From Guy Bourdin to Isabella Blow and most recently Sam McKnight, Somerset House is known for its forward thinking fashion and beauty exhibitions, but its latest offering is entirely different. Inspired by the thriving online fragrance writing community and the growing trend for independent fragrance creation, Claire Catterall of Somerset House and Lizzie Ostrom, the fragrance expert and writer better known as Odette Toilette, have created Perfume: A Sensory Journey Through Contemporary Scent - a first of its kind show shedding light on the magical world of modern perfumery.

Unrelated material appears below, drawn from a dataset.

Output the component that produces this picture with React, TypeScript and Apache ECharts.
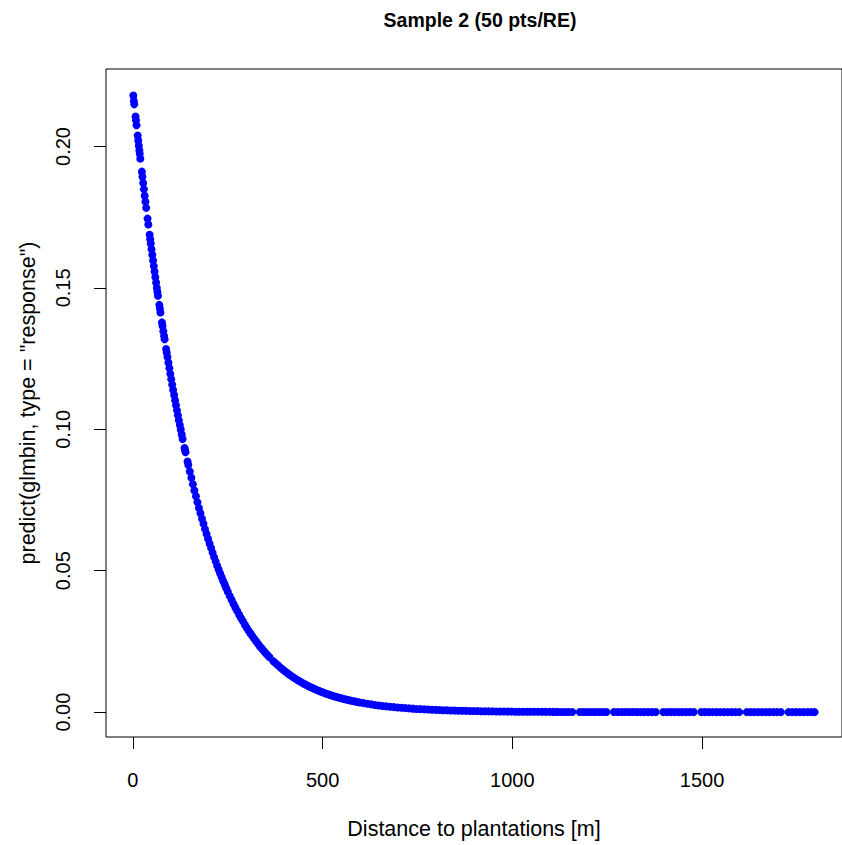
import React, { useEffect, useRef } from "react";
import * as echarts from "echarts";

// Distance to plantations [m] and predicted response
const distTop = [1, 2.5, 3.5, 7, 8, 9.5, 12.5, 14, 15.5, 17, 18, 19.5, 23.5, 25, 27, 29, 31, 33, 35, 38.5, 40.5, 44, 45.5, 47, 49, 51, 53, 55, 57, 59, 61, 63, 64.5, 66, 69.5, 71, 72.5, 76.5, 78, 80, 82, 83.5, 87.5, 89, 91, 93.5, 96, 98.5, 101, 103.5, 106, 108.5, 111, 113.5, 116, 118.5, 121, 123.5, 126, 128.5, 131, 136, 137, 138.5];
const probTop = [0.2180, 0.2161, 0.2149, 0.2106, 0.2093, 0.2075, 0.2039, 0.2021, 0.2003, 0.1986, 0.1974, 0.1957, 0.1911, 0.1893, 0.1871, 0.1849, 0.1826, 0.1805, 0.1783, 0.1745, 0.1724, 0.1688, 0.1672, 0.1657, 0.1637, 0.1617, 0.1597, 0.1577, 0.1558, 0.1538, 0.1519, 0.1500, 0.1486, 0.1472, 0.1440, 0.1427, 0.1413, 0.1378, 0.1365, 0.1347, 0.1330, 0.1318, 0.1284, 0.1272, 0.1256, 0.1236, 0.1216, 0.1196, 0.1177, 0.1158, 0.1139, 0.1121, 0.1103, 0.1085, 0.1067, 0.1050, 0.1032, 0.1015, 0.0999, 0.0982, 0.0966, 0.0934, 0.0928, 0.0919];

const distMid1 = [144, 146, 150, 154, 158, 162, 166, 170, 174, 178, 182, 186, 190, 194, 198, 202, 206, 210, 214, 218, 222, 226, 230, 234, 238, 242, 246, 250];
const probMid1 = [0.0886, 0.0874, 0.0851, 0.0829, 0.0806, 0.0784, 0.0763, 0.0742, 0.0722, 0.0703, 0.0684, 0.0666, 0.0647, 0.0630, 0.0613, 0.0596, 0.0580, 0.0564, 0.0548, 0.0533, 0.0518, 0.0504, 0.0490, 0.0477, 0.0463, 0.0451, 0.0438, 0.0426];

const distMid2 = [255, 260, 265, 270, 275, 280, 285, 290, 295, 300, 305, 310, 315, 320, 325, 330, 335, 340, 345, 350, 355, 360];
const probMid2 = [0.0411, 0.0397, 0.0383, 0.0370, 0.0357, 0.0344, 0.0332, 0.0321, 0.0309, 0.0298, 0.0288, 0.0278, 0.0268, 0.0259, 0.0250, 0.0241, 0.0232, 0.0224, 0.0216, 0.0208, 0.0201, 0.0194];

const distMid3 = [370, 376, 382, 388, 394, 400, 406, 412, 418, 424, 430, 436, 442, 448, 454, 460, 466, 472, 478, 484, 490, 496, 502, 508, 514, 520, 526, 532, 538, 544, 550, 556, 562, 568, 574, 580, 586, 592, 598];
const probMid3 = [0.0180, 0.01727, 0.01654, 0.01583, 0.01516, 0.01451, 0.01389, 0.01330, 0.01273, 0.01219, 0.01167, 0.01117, 0.01069, 0.01023, 0.00980, 0.00938, 0.00897, 0.00859, 0.00822, 0.00787, 0.00753, 0.00721, 0.00690, 0.00660, 0.00632, 0.00605, 0.00579, 0.00554, 0.00530, 0.00507, 0.00485, 0.00464, 0.00444, 0.00425, 0.00407, 0.00389, 0.00373, 0.00356, 0.00341];

const distMid4 = [608, 618, 628, 638, 648, 658, 668, 678, 688, 698, 708, 718, 728, 738, 748, 758, 768, 778, 788, 798, 808, 818, 828, 838, 848, 858, 868, 878, 888, 898];
const probMid4 = [0.00317, 0.00294, 0.00274, 0.00254, 0.00236, 0.00219, 0.00204, 0.00190, 0.00176, 0.00164, 0.00152, 0.00141, 0.00131, 0.00122, 0.00113, 0.00105, 0.00098, 0.00091, 0.00084, 0.00078, 0.00073, 0.00068, 0.00063, 0.00058, 0.00054, 0.00050, 0.00047, 0.00043, 0.00040, 0.00037];

const distTail = [908, 918, 928, 938, 948, 958, 968, 978, 988, 998, 1008, 1018, 1028, 1038, 1048, 1058, 1068, 1078, 1088, 1098, 1108, 1118, 1128, 1138, 1148, 1158, 1178, 1188, 1198, 1208, 1218, 1228, 1238, 1248, 1268, 1278, 1288, 1298, 1308, 1318, 1328, 1338, 1348, 1358, 1368, 1378, 1398, 1408, 1418, 1428, 1438, 1448, 1458, 1468, 1478, 1498, 1508, 1518, 1528, 1538, 1548, 1558, 1568, 1578, 1588, 1598, 1618, 1628, 1638, 1648, 1658, 1668, 1678, 1688, 1698, 1708, 1728, 1738, 1748, 1758, 1768, 1778, 1788, 1797];
const probTail = [0.00034, 0.00032, 0.00029, 0.00027, 0.00025, 0.00023, 0.00021, 0.00019, 0.00018, 0.00017, 0.00015, 0.00014, 0.00013, 0.00012, 0.00011, 0.00010, 0.00010, 0.00009, 0.00008, 0.00008, 0.00007, 0.00007, 0.00006, 0.00006, 0.00005, 0.00005, 0.00004, 0.00004, 0.00004, 0.00003, 0.00003, 0.00003, 0.00003, 0.00002, 0.00002, 0.00002, 0.00002, 0.00002, 0.00002, 0.00002, 0.00001, 0.00001, 0.00001, 0.00001, 0.00001, 0.00001, 0.00001, 0.00001, 0.00001, 0.00001, 0.00001, 0.00001, 0.00001, 0.00001, 0.00001, 0.00001, 0.00001, 0, 0, 0, 0, 0, 0, 0, 0, 0, 0, 0, 0, 0, 0, 0, 0, 0, 0, 0, 0, 0, 0, 0, 0, 0, 0, 0];

const xTicks = [0, 500, 1000, 1500];
const yTicks = [0, 0.05, 0.1, 0.15, 0.2];

const titleText = "Sample 2 (50 pts/RE)";
const xTitle = "Distance to plantations [m]";
const yTitle = 'predict(glmbin, type = "response")';

const FONT = "'Liberation Sans', Arial, Helvetica, sans-serif";

function pairs(d: number[], p: number[]) {
  const n = Math.min(d.length, p.length);
  const out: number[][] = [];
  for (let i = 0; i < n; i++) out.push([d[i], p[i]]);
  return out;
}

export default function App() {
  const ref = useRef<HTMLDivElement>(null);
  useEffect(() => {
    if (!ref.current) return;
    const chart = echarts.init(ref.current, undefined, { renderer: "svg" });
    const data = [
      ...pairs(distTop, probTop),
      ...pairs(distMid1, probMid1),
      ...pairs(distMid2, probMid2),
      ...pairs(distMid3, probMid3),
      ...pairs(distMid4, probMid4),
      ...pairs(distTail, probTail),
    ];
    chart.setOption({
      animation: false,
      backgroundColor: "#ffffff",
      grid: {
        left: 106,
        top: 69,
        right: -12,
        bottom: 105,
        show: true,
        borderColor: "#000000",
        borderWidth: 1,
        backgroundColor: "transparent",
      },
      graphic: [
        {
          type: "text",
          x: 480,
          y: 20,
          style: {
            text: titleText,
            textAlign: "center",
            textVerticalAlign: "middle",
            font: `bold 19.5px ${FONT}`,
            fill: "#000",
          },
        },
      ],
      xAxis: {
        type: "value",
        min: -71,
        max: 1869,
        name: xTitle,
        nameLocation: "middle",
        nameGap: 81,
        nameTextStyle: { fontFamily: FONT, fontSize: 21.5, color: "#000" },
        axisLine: { show: false, onZero: false },
        splitLine: { show: false },
        axisTick: {
          show: true,
          length: 12,
          inside: false,
          lineStyle: { color: "#000", width: 1 },
          customValues: xTicks,
        },
        axisLabel: {
          show: true,
          margin: 33,
          fontFamily: FONT,
          fontSize: 20,
          color: "#000",
          customValues: xTicks,
          formatter: (v: number) => String(v),
        },
      },
      yAxis: {
        type: "value",
        min: -0.0088,
        max: 0.2274,
        name: yTitle,
        nameLocation: "middle",
        nameGap: 67,
        nameRotate: 90,
        nameTextStyle: { fontFamily: FONT, fontSize: 21.5, color: "#000" },
        axisLine: { show: false, onZero: false },
        splitLine: { show: false },
        axisTick: {
          show: true,
          length: 12,
          inside: false,
          lineStyle: { color: "#000", width: 1 },
          customValues: yTicks,
        },
        axisLabel: {
          show: true,
          rotate: 90,
          margin: 33,
          fontFamily: FONT,
          fontSize: 20,
          color: "#000",
          customValues: yTicks,
          formatter: (v: number) => v.toFixed(2),
        },
      },
      series: [
        {
          type: "scatter",
          data,
          symbol: "circle",
          symbolSize: 8,
          itemStyle: { color: "#0000ff", opacity: 1 },
          emphasis: { disabled: true },
        },
      ],
    });
    return () => chart.dispose();
  }, []);
  return (
    <div
      ref={ref}
      style={{ position: "absolute", left: 0, top: 0, width: 842, height: 845 }}
    />
  );
}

While we’re all aware of the power of smell (just think how easily one whiff of a familiar scent can transport you back in time), what is often overlooked is how perfumes play the role of cultural object. As the first room of the show illustrates, fragrances distinctly reflect the zeitgeist of their time. Displaying an iconic fragrance from each decade of the 20th century you can see the post-war freedom for women via Estee Lauder’s Youth Dew, the unapologetic opulence of the 80s with Giorgio Beverly Hills and the stripped back androgyny of the 90s through CK One - the first major genderless fragrance. Similarly, the current demand for escapism scents says something about the turbulent times we find ourselves in.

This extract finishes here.